■ Exercise directions ■
Extract, exactly, the lines from the line containing "Rebuild this chart" to the line containing "plt.rcParams['hatch.linewidth'] = 1.6", with both lines included and any pictures left out.

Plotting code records

★ ★ ★ ★ ★

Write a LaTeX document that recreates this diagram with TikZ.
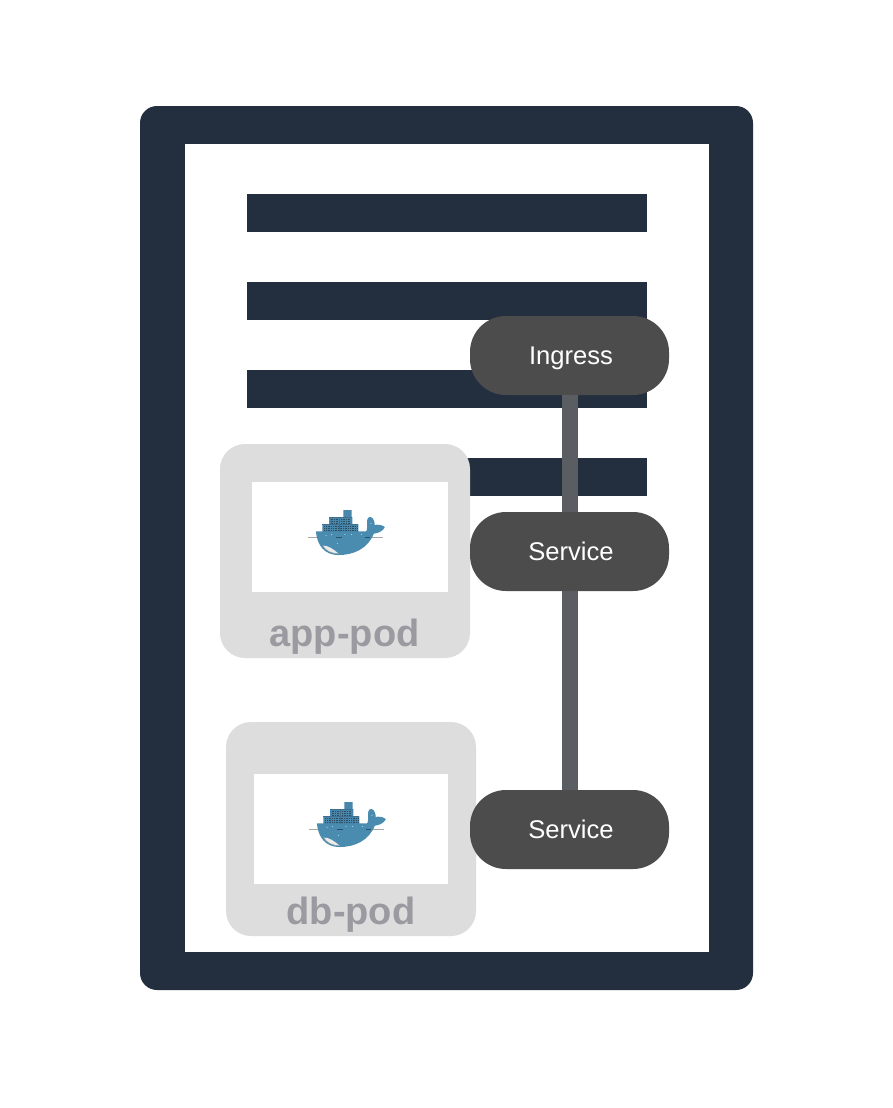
\documentclass[tikz,border=0pt]{standalone}
\usepackage{fontspec}
\setmainfont{Liberation Sans}
\definecolor{navy}{HTML}{232F3E}
\definecolor{svc}{HTML}{4C4C4C}
\definecolor{wire}{HTML}{5A5E63}
\definecolor{podbg}{HTML}{DDDDDD}
\definecolor{podtxt}{HTML}{9A9AA0}
\definecolor{whale}{HTML}{4A8BB0}
\definecolor{whaledark}{HTML}{3F6F8E}
\tikzset{
  box/.style={rectangle,draw=none,inner sep=0pt,outer sep=0pt},
  framebox/.style={box,fill=navy,rounded corners=17pt,minimum width=613pt,minimum height=884pt},
  paper/.style={box,fill=white,minimum width=524pt,minimum height=808pt},
  bar/.style={box,fill=navy,minimum width=400pt,minimum height=38pt},
  podbox/.style={box,fill=podbg,rounded corners=25pt,minimum width=250pt,minimum height=214pt},
  podwin/.style={box,fill=white,minimum height=110pt},
  podlabel/.style={box,text=podtxt,font=\fontsize{38}{38}\selectfont\bfseries},
  svcbox/.style={box,fill=svc,text=white,rounded corners=36pt,minimum width=199pt,minimum height=79pt,text height=22pt,text depth=5pt,font=\fontsize{25.6}{26}\selectfont},
  wireline/.style={draw=wire,line width=16pt},
  pics/dockerwhale/.style={code={
    \begin{scope}[x=0.3333pt,y=-0.3333pt]
      \draw[gray!70,line width=1pt] (55,126) -- (85,126) (245,126) -- (280,126);
      \filldraw[draw=whale,fill=whale,line width=1.4pt,line join=round] (80,111) -- (230,111) .. controls (236,103) and (232,85) .. (234,74)
        .. controls (236,64) and (248,68) .. (250,78) .. controls (253,84) and (252,90) .. (252,93)
        .. controls (262,89) and (276,92) .. (282,97) .. controls (276,108) and (262,113) .. (250,114)
        .. controls (232,160) and (190,178) .. (145,178) .. controls (105,178) and (84,150) .. (80,111) -- cycle;
      \fill[whale!85!whaledark] (97,88) rectangle (205,111) (117,66) rectangle (187,88) (160,45) rectangle (185,66);
      \draw[whaledark!70!black,line width=0.7pt,densely dotted]
        (103,94) -- (200,94) (103,100) -- (200,100) (103,106) -- (200,106)
        (122,72) -- (182,72) (122,78) -- (182,78) (122,84) -- (182,84);
      \draw[whaledark,line width=0.7pt] (97,88) -- (205,88) (117,66) -- (187,66) (148,66) -- (148,111);
      \fill[white!85!gray] (98,152) .. controls (112,150) and (130,162) .. (146,176) .. controls (125,176) and (108,168) .. (98,152) -- cycle;
      \draw[gray!80,line width=0.4pt] (98,152) .. controls (108,168) and (125,176) .. (146,176);
      \draw[whaledark!70!black,line width=1pt] (138,126) -- (155,126) (225,126) -- (240,126);
      \fill[white] (108,122) circle (1.4) (125,119) circle (1.4) (165,118) circle (1.4) (185,118) circle (1.4) (215,118) circle (1.4) (142,145) circle (1.4) (243,85) circle (1.4);
    \end{scope}
  }},
}
\begin{document}
\begin{tikzpicture}[x=1pt,y=-1pt]
  \useasboundingbox (0,0) rectangle (892,1108);
  \fill[white] (0,0) rectangle (892,1108);
  \node[framebox] (frame) at (446.5,548) {};
  \node[paper] (sheet) at (447,548) {};
  \node[bar] (bar1) at (447,213) {};
  \node[bar] (bar2) at (447,301) {};
  \node[bar] (bar3) at (447,389) {};
  \node[bar] (bar4) at (447,477) {};

  \node[podbox] (apppod) at (345,551) {};
  \node[podwin,minimum width=196pt] (appwin) at (350,537) {};
  \node[podlabel] (applabel) at (344.5,637) {app-pod};
  \pic at (290,495) {dockerwhale};

  \node[podbox] (dbpod) at (351,829) {};
  \node[podwin,minimum width=194pt] (dbwin) at (351,829) {};
  \node[podlabel] (dblabel) at (351,915) {db-pod};
  \pic at (291,787) {dockerwhale};

  \node[svcbox] (ingress) at (569.5,355.5) {\hspace{3pt}Ingress};
  \node[svcbox] (svc1) at (569.5,551.5) {\hspace{3pt}Service};
  \node[svcbox] (svc2) at (569.5,829.5) {\hspace{3pt}Service};

  \draw[wireline] (ingress) -- (svc1);
  \draw[wireline] (svc1) -- (svc2);
\end{tikzpicture}
\end{document}
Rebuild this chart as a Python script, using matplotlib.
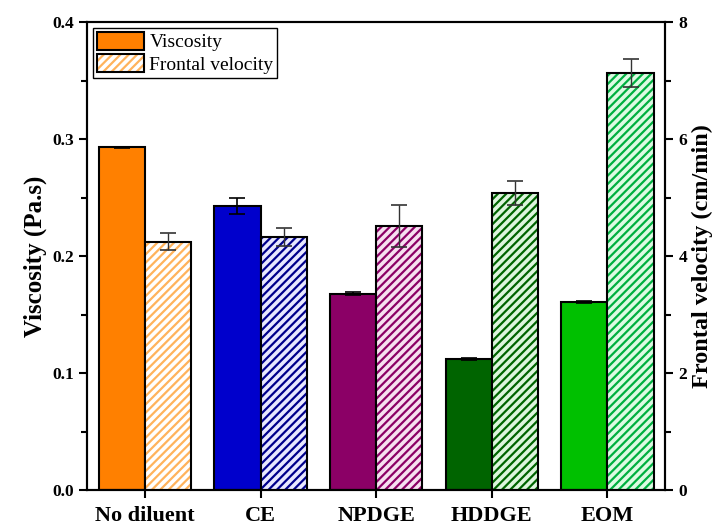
import matplotlib
matplotlib.use('Agg')
from matplotlib import pyplot as plt
from matplotlib.patches import Patch
from matplotlib.ticker import MultipleLocator
import numpy as np

plt.rcParams['font.family'] = ['Liberation Serif', 'DejaVu Serif']
plt.rcParams['hatch.linewidth'] = 1.6

categories = ['No diluent', 'CE', 'NPDGE', 'HDDGE', 'EOM']
viscosity = [0.293, 0.243, 0.168, 0.112, 0.161]
viscosity_err = [0.0005, 0.0066, 0.001, 0.001, 0.001]
velocity = [4.25, 4.33, 4.52, 5.08, 7.13]
velocity_err = [0.15, 0.15, 0.36, 0.20, 0.24]

solid_colors = ['#FF8000', '#0000CC', '#8B0066', '#006400', '#00C000']
hatch_colors = ['#FFB35C', '#00008B', '#8B0066', '#006400', '#00B040']
hatch_faces = ['#FFFFFF', '#E8E8FF', '#F6E0F0', '#DDF5DD', '#DDFBE3']

x = np.arange(len(categories))
w = 0.4

fig, ax = plt.subplots(figsize=(7.2, 5.26), dpi=100)
fig.subplots_adjust(left=0.121, right=0.924, top=0.958, bottom=0.068)
ax2 = ax.twinx()

ax.bar(x - w / 2, viscosity, w, color=solid_colors, edgecolor='black', linewidth=1.5,
       zorder=2)
ax.errorbar(x - w / 2, viscosity, yerr=viscosity_err, fmt='none', ecolor='black',
            capsize=6, elinewidth=1.2, capthick=1.2, zorder=3)

# hatched bars: hatch drawn with edge colour, then black outline on top
for i in range(len(x)):
    ax2.bar(x[i] + w / 2, velocity[i], w, color=hatch_faces[i], edgecolor=hatch_colors[i],
            hatch='////', linewidth=0, zorder=2)
ax2.bar(x + w / 2, velocity, w, fill=False, edgecolor='black', linewidth=1.5, zorder=3)
ax2.errorbar(x + w / 2, velocity, yerr=velocity_err, fmt='none', ecolor='#333333',
             capsize=6, elinewidth=1.0, capthick=1.2, zorder=4)

ax.set_xlim(-0.5, 4.5)
ax.set_ylim(0, 0.4)
ax2.set_ylim(0, 8)
ax.set_xticks(x)
ax.set_xticklabels(categories, fontsize=16, fontweight='bold')
ax.yaxis.set_major_locator(MultipleLocator(0.1))
ax.yaxis.set_minor_locator(MultipleLocator(0.05))
ax2.yaxis.set_major_locator(MultipleLocator(2))
ax2.yaxis.set_minor_locator(MultipleLocator(1))

for a in (ax, ax2):
    a.tick_params(axis='y', which='major', direction='out', length=6, width=1.5,
                  labelsize=12.5)
    a.tick_params(axis='y', which='minor', direction='out', length=4, width=1.5)
    for s in a.spines.values():
        s.set_linewidth(1.5)
    for lab in a.get_yticklabels():
        lab.set_fontweight('bold')
ax.tick_params(axis='x', which='major', direction='out', length=6, width=1.5, pad=5)

ax.set_ylabel('Viscosity (Pa.s)', fontsize=18, fontweight='bold', labelpad=4)
ax2.set_ylabel('Frontal velocity (cm/min)', fontsize=17.5, fontweight='bold', labelpad=3)

h_solid = Patch(facecolor='#FF8000', edgecolor='black', linewidth=1.5)
h_hatch = (Patch(facecolor='white', edgecolor='#FFB35C', hatch='////', linewidth=0),
           Patch(fill=False, edgecolor='black', linewidth=1.5))
leg = ax.legend([h_solid, h_hatch], ['Viscosity', 'Frontal velocity'], loc='upper left',
                fontsize=14, fancybox=False, edgecolor='black', framealpha=1,
                handlelength=2.4, handleheight=1.05, borderpad=0.2, labelspacing=0.15,
                handletextpad=0.3, borderaxespad=0.3)
leg.get_frame().set_linewidth(1.0)
leg.set_zorder(10)

fig.savefig('out.png', dpi=100)
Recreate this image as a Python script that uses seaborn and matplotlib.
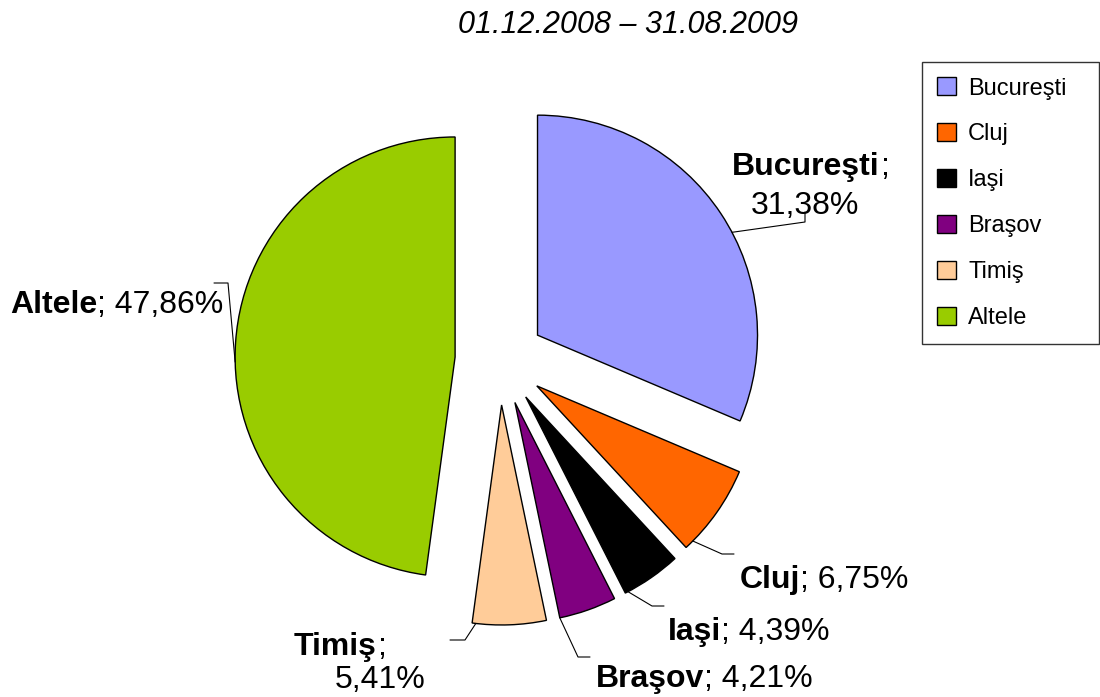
import numpy as np
import matplotlib.pyplot as plt
import matplotlib.patches as mpatches
import seaborn as sns

# data (share of total, %)
regions = ["Bucureşti", "Cluj", "Iaşi", "Braşov", "Timiş", "Altele"]
shares = [31.38, 6.75, 4.39, 4.21, 5.41, 47.86]
share_labels = ["31,38%", "6,75%", "4,39%", "4,21%", "5,41%", "47,86%"]
colors = ["#9999FF", "#FF6600", "#000000", "#800080", "#FFCC99", "#99CC00"]
title = "01.12.2008 – 31.08.2009"

sns.set_theme(style="white")
plt.rcParams["font.family"] = ["Liberation Sans", "DejaVu Sans"]
plt.rcParams["text.color"] = "black"

W, H = 1100, 697
fig = plt.figure(figsize=(W / 100, H / 100), dpi=100)
ax = fig.add_axes([0, 0, 1, 1])

# layout in pixels (y measured from the top)
cx, cy, R = 500, 360, 220
explode = [45, 45, 45, 45, 45, 45]

wedges, _ = ax.pie(
    shares,
    colors=colors,
    startangle=90,
    counterclock=False,
    explode=explode,
    center=(cx, H - cy),
    radius=R,
    wedgeprops=dict(edgecolor="black", linewidth=1.0),
)
ax.set_xlim(0, W)
ax.set_ylim(0, H)
ax.set_aspect("equal")
ax.axis("off")

ax.text(628, H - 25, title, ha="center", va="center", fontsize=22, style="italic")


def arc_point(w, frac):
    t = np.deg2rad(w.theta1 + frac * (w.theta2 - w.theta1))
    return w.center[0] + w.r * np.cos(t), w.center[1] + w.r * np.sin(t)


def leader(w, frac, pts):
    x0, y0 = arc_point(w, frac)
    xs = [x0] + [p[0] for p in pts]
    ys = [y0] + [H - p[1] for p in pts]
    ax.plot(xs, ys, color="black", lw=0.8)


def label(x, y, bold, rest, fs=23):
    t = ax.text(x, H - y, bold, fontsize=fs, fontweight="bold", ha="left", va="baseline")
    ax.annotate(rest, xy=(1, 0), xycoords=t, fontsize=fs, ha="left", va="bottom")


fs = 23
# Bucureşti (two lines)
label(732, 175, regions[0], ";", fs)
ax.text(805, H - 214, share_labels[0], fontsize=fs, ha="center", va="baseline")
leader(wedges[0], 0.45, [(805, 222), (805, 212)])

# Cluj
label(740, 588, regions[1], "; " + share_labels[1], fs)
leader(wedges[1], 0.1, [(722, 554), (734, 554)])

# Iaşi
label(668, 640, regions[2], "; " + share_labels[2], fs)
leader(wedges[2], 0.05, [(652, 606), (664, 606)])

# Braşov
label(596, 687, regions[3], "; " + share_labels[3], fs)
leader(wedges[3], 0.0, [(578, 657), (590, 657)])

# Timiş (two lines)
label(294, 655, regions[4], ";", fs)
ax.text(380, H - 688, share_labels[4], fontsize=fs, ha="center", va="baseline")
leader(wedges[4], 0.05, [(465, 640), (450, 640)])

# Altele
label(10, 313, regions[5], "; " + share_labels[5], fs)
leader(wedges[5], 0.53, [(228, 283), (214, 283)])

handles = [mpatches.Patch(facecolor=c, edgecolor="black", linewidth=1.0, label=r)
           for c, r in zip(colors, regions)]
leg = ax.legend(
    handles=handles,
    loc="upper left",
    bbox_to_anchor=(922 / W, 1 - 340 / H, 177 / W, 278 / H),
    bbox_transform=fig.transFigure,
    mode="expand",
    fontsize=17,
    frameon=True,
    fancybox=False,
    edgecolor="black",
    handlelength=0.8,
    handleheight=0.8,
    handletextpad=0.5,
    labelspacing=1.0,
    borderpad=0.65,
    borderaxespad=0,
)
leg.get_frame().set_linewidth(1.0)

fig.savefig("out.png", dpi=100)
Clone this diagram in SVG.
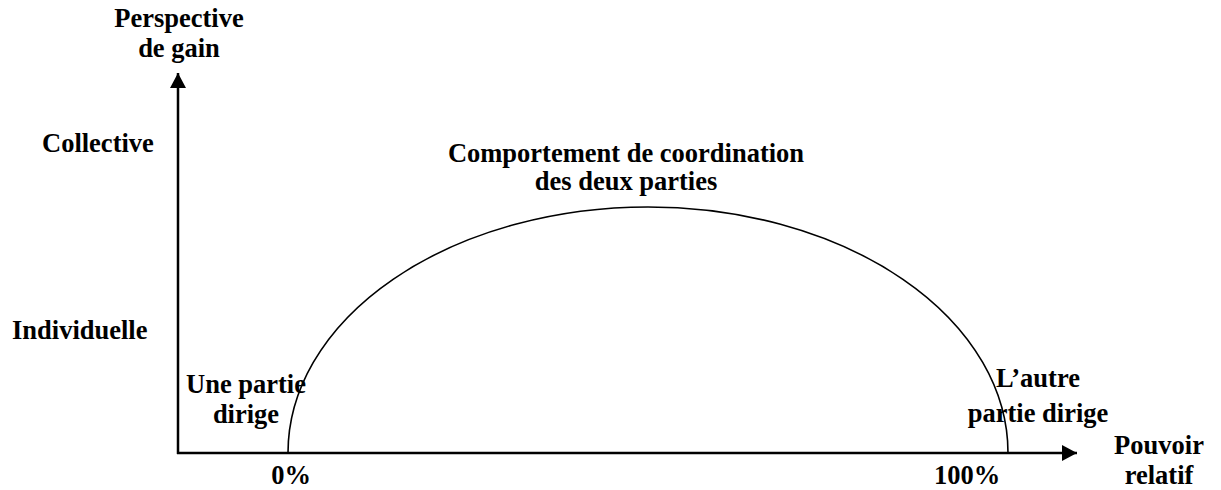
<svg xmlns="http://www.w3.org/2000/svg" width="1221" height="490" viewBox="0 0 1221 490">
<style>
text{font-family:"Liberation Serif","Times New Roman",serif;font-weight:bold;font-size:26.5px;fill:#000}
.m{text-anchor:middle}
.axis{stroke:#000;stroke-width:2.5;fill:none}
.curve{stroke:#000;stroke-width:1.6;fill:none}
</style>
<defs>
<marker id="arr" markerWidth="15" markerHeight="16" refX="15" refY="8" orient="auto" markerUnits="userSpaceOnUse">
<path d="M0,0 L15,8 L0,16 Z" fill="#000"/>
</marker>
</defs>
<g id="connectors">
<line class="axis" x1="178" y1="454" x2="178" y2="73" marker-end="url(#arr)"/>
<line class="axis" x1="177" y1="453" x2="1077" y2="453" marker-end="url(#arr)"/>
<path id="curve" class="curve" d="M288,453 A360,246 0 0 1 1008,453"/>
</g>
<g id="y-label"><text class="m" x="179" y="27">Perspective</text><text class="m" x="179" y="57">de gain</text></g>
<g id="collective"><text x="42" y="152">Collective</text></g>
<g id="individuelle"><text x="12" y="339">Individuelle</text></g>
<g id="coordination"><text class="m" x="626" y="162">Comportement de coordination</text><text class="m" x="626" y="190">des deux parties</text></g>
<g id="une-partie"><text class="m" x="246" y="393">Une partie</text><text class="m" x="246" y="423">dirige</text></g>
<g id="autre-partie"><text class="m" x="1038" y="387">L’autre</text><text class="m" x="1038" y="422">partie dirige</text></g>
<g id="zero"><text class="m" x="291" y="484">0%</text></g>
<g id="hundred"><text class="m" x="967" y="484">100%</text></g>
<g id="x-label"><text class="m" x="1159" y="454">Pouvoir</text><text class="m" x="1159" y="484">relatif</text></g>
</svg>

★ ★ ★ ★ ★

■ Solution ■
Rebuild this chart as a Python script, using matplotlib.
import matplotlib
matplotlib.use('Agg')
from matplotlib import pyplot as plt
from matplotlib.patches import Patch
from matplotlib.ticker import MultipleLocator
import numpy as np

plt.rcParams['font.family'] = ['Liberation Serif', 'DejaVu Serif']
plt.rcParams['hatch.linewidth'] = 1.6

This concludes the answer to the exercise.